Ruminations

Blog dedicated primarily to randomly selected news items; comments reflecting personal perceptions

Wednesday, June 30, 2010

Sad Nobility

Highway travel inspires people to drive too quickly. And to leave too little room between them and the vehicle ahead. It's a simple fact of peoples' attention to where they want to go, not how they're negotiating the getting-there. People drive too fast, and take little heed all too often of the need to maintain a reasonable distance.

And you might think that people driving motorcycles would be even more aware of this kind of danger, but too many simply do not give any evidence that they do.

That being said, tragedies occur, with or without human fault involved, although usually there is some attribution to someone involved, of inattention at the best, neglect at the worst.
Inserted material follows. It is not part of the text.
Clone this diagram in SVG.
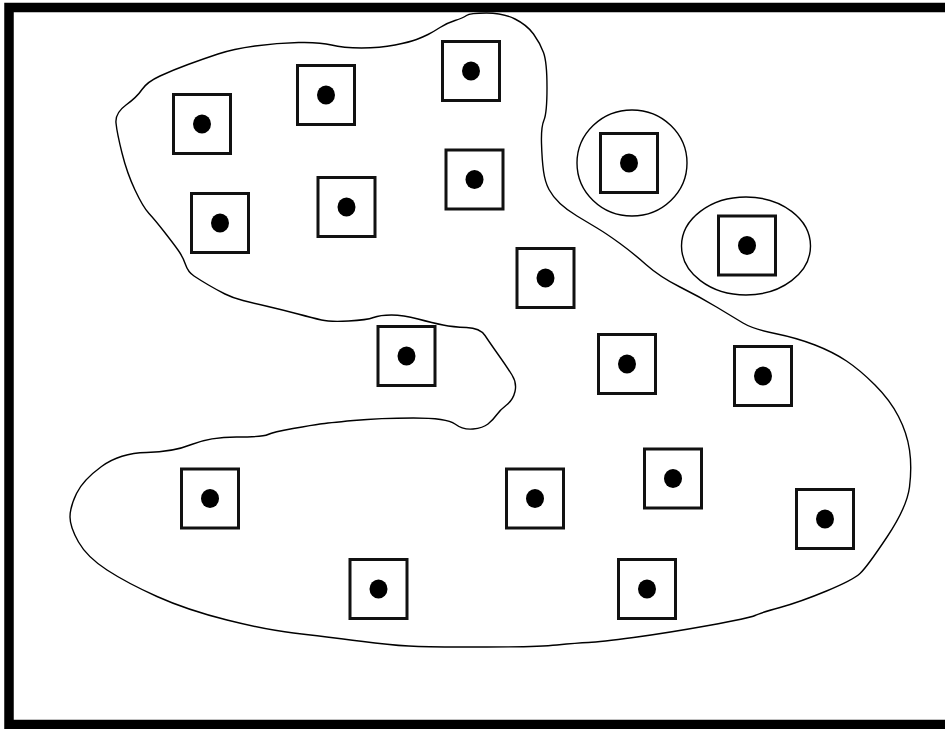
<svg xmlns="http://www.w3.org/2000/svg" xmlns:xlink="http://www.w3.org/1999/xlink" width="945" height="729" viewBox="0 0 945 729">
<style>
.frame{fill:none;stroke:#000;stroke-width:9.5}
.outline{fill:none;stroke:#000;stroke-width:1.4;stroke-linejoin:round}
.box{fill:#fff;stroke:#111;stroke-width:3}
.dot{fill:#000}
</style>
<defs>
<g id="cell">
<rect class="box" x="-28.5" y="-29.5" width="57" height="59"/>
<ellipse class="dot" cx="0" cy="0" rx="9" ry="9.5"/>
</g>
</defs>
<rect width="945" height="729" fill="#fff"/>
<g id="connectors">
<path class="outline" d="M486.5,13 Q503,13 515,19 Q527,25 533.5,34 Q540,43 543.5,52.5 Q547,62 547,87.5 Q547,113 544,120 Q541,127 541.5,143.5 Q542,160 543.5,171 Q545,182 549,189.5 Q553,197 560,203.5 Q567,210 577,216 Q587,222 597,228 Q607,234 620,243.5 Q633,253 646.5,265 Q660,277 680,287 Q700,297 716.5,307 Q733,317 743,323 Q753,329 775,333.5 Q797,338 815,345 Q833,352 846.5,361 Q860,370 875,385 Q890,400 898.5,416.5 Q907,433 909.5,450 Q912,467 909.5,487 Q907,507 887,537 Q867,567 860,573.5 Q853,580 826.5,591 Q800,602 780,607.5 Q760,613 755,615.5 Q750,618 708.5,625.5 Q667,633 633.5,637.5 Q600,642 588.5,642.5 Q577,643 557,645 Q537,647 487,647 Q437,647 418.5,646.5 Q400,646 375,643 Q350,640 335,638 Q320,636 293.5,633 Q267,630 227,620 Q187,610 157,596.5 Q127,583 107,570 Q87,557 78.5,542 Q70,527 70,517 Q70,507 76.5,493.5 Q83,480 101.5,466.5 Q120,453 146.5,452.5 Q173,452 191.5,444.5 Q210,437 236.5,437 Q263,437 268,434.5 Q273,432 293,428.5 Q313,425 320,424 Q327,423 353.5,420.5 Q380,418 413.5,418 Q447,418 455,424 Q463,430 473,429 Q483,428 488,424 Q493,420 496.5,415 Q500,410 506.5,405 Q513,400 515,391.5 Q517,383 512,375 Q507,367 498.5,355 Q490,343 485,335.5 Q480,328 466.5,327.5 Q453,327 443,325 Q433,323 418,319 Q403,315 391.5,315 Q380,315 373.5,317.5 Q367,320 348.5,321 Q330,322 321.5,320 Q313,318 298,314 Q283,310 268,306.5 Q253,303 243,300.5 Q233,298 225,294 Q217,290 208.5,285 Q200,280 194,276 Q188,272 185.5,264.5 Q183,257 178,250 Q173,243 164,231.5 Q155,220 149,213.5 Q143,207 135,190 Q127,173 122,153 Q117,133 116,123 Q115,113 126,105 Q137,97 142,89.5 Q147,82 160,76 Q173,70 188,64.5 Q203,59 218,54 Q233,49 255,46 Q277,43 298.5,42.5 Q320,42 331.5,45 Q343,48 361.5,48 Q380,48 395,45 Q410,42 416.5,39.5 Q423,37 428,34.5 Q433,32 440,27.5 Q447,23 455,20.5 Q463,18 466.5,15.5 Q470,13 486.5,13 Z"/>
<ellipse class="outline" cx="632" cy="163" rx="55" ry="53"/>
<ellipse class="outline" cx="746" cy="246" rx="64.5" ry="49"/>
</g>
<g id="n1"><use xlink:href="#cell" x="202" y="124"/></g>
<g id="n2"><use xlink:href="#cell" x="326" y="95"/></g>
<g id="n3"><use xlink:href="#cell" x="471" y="71"/></g>
<g id="n4"><use xlink:href="#cell" x="220" y="223"/></g>
<g id="n5"><use xlink:href="#cell" x="346.5" y="207"/></g>
<g id="n6"><use xlink:href="#cell" x="474.5" y="179.5"/></g>
<g id="n7"><use xlink:href="#cell" x="629" y="163"/></g>
<g id="n8"><use xlink:href="#cell" x="747" y="245.5"/></g>
<g id="n9"><use xlink:href="#cell" x="545.5" y="278"/></g>
<g id="n10"><use xlink:href="#cell" x="406.5" y="356"/></g>
<g id="n11"><use xlink:href="#cell" x="627" y="364"/></g>
<g id="n12"><use xlink:href="#cell" x="763" y="376"/></g>
<g id="n13"><use xlink:href="#cell" x="210" y="498.5"/></g>
<g id="n14"><use xlink:href="#cell" x="535" y="498.5"/></g>
<g id="n15"><use xlink:href="#cell" x="673" y="478.5"/></g>
<g id="n16"><use xlink:href="#cell" x="825" y="519"/></g>
<g id="n17"><use xlink:href="#cell" x="378.5" y="589"/></g>
<g id="n18"><use xlink:href="#cell" x="647" y="589"/></g>
<rect class="frame" x="9" y="7.5" width="960" height="717"/>
</svg>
There is a high price to pay in highway accident injuries and all too often, mortal injuries leading directly to death.

When that happens it is a horribly dreadful thing, and to mete out judgement respecting responsibility is also difficult.

So when a woman, involved in a highway traffic accident which has caused the tragic deaths of her husband and her daughter, pleads leniency for the driver of the vehicle which was in part or whole responsible for her loss, this represents an act of bereaved nobility.
"She saw them die, both of them. that's enough of a punishment for a young woman of only 20 years old. You can punish her until she is 60 years old, but it won't bring my family back. She's been through enough." Pauline Volikakis.
Mrs. Volikakis was driving a motorcycle on Highway 30 near Candiac on Montreal's South Shore. Also driving his own motorcycle was her husband, Andre Roy, and with him their daughter, 16-year-0ld Jessie. The driver of the vehicle in front of them stopped suddenly, because she noted a family of ducks crossing the road.

Both motorcycles crashed into the suddenly-stopped car.

Mrs. Volikakis cradled her daughter in her arms, and believes that her child died on impact. She briefly saw a flicker of life in her husband's eyes as he passed into death. There is nothing that can console such grief. "I was trying to comfort Jessie, but there was nothing I could do. I couldn't help her", she said. "Andre opened one eye, but that was all."

This will be her memory for life.

Having witnessed the young driver's reaction to what she saw as the outcome of her reflexive action to avoid harming a family of ducks, by becoming the agent of death for two people, she has no wish to prolong the misery and agony for that young woman, four years older than her own child.

Mrs. Volikakis was also mindful of the generosity of a handful of strangers who stopped to try to help. "They were there from the very moment it happened until the very end. Certainly, it was very unsettling for them to witness."

What an enormously warm and humane spirit.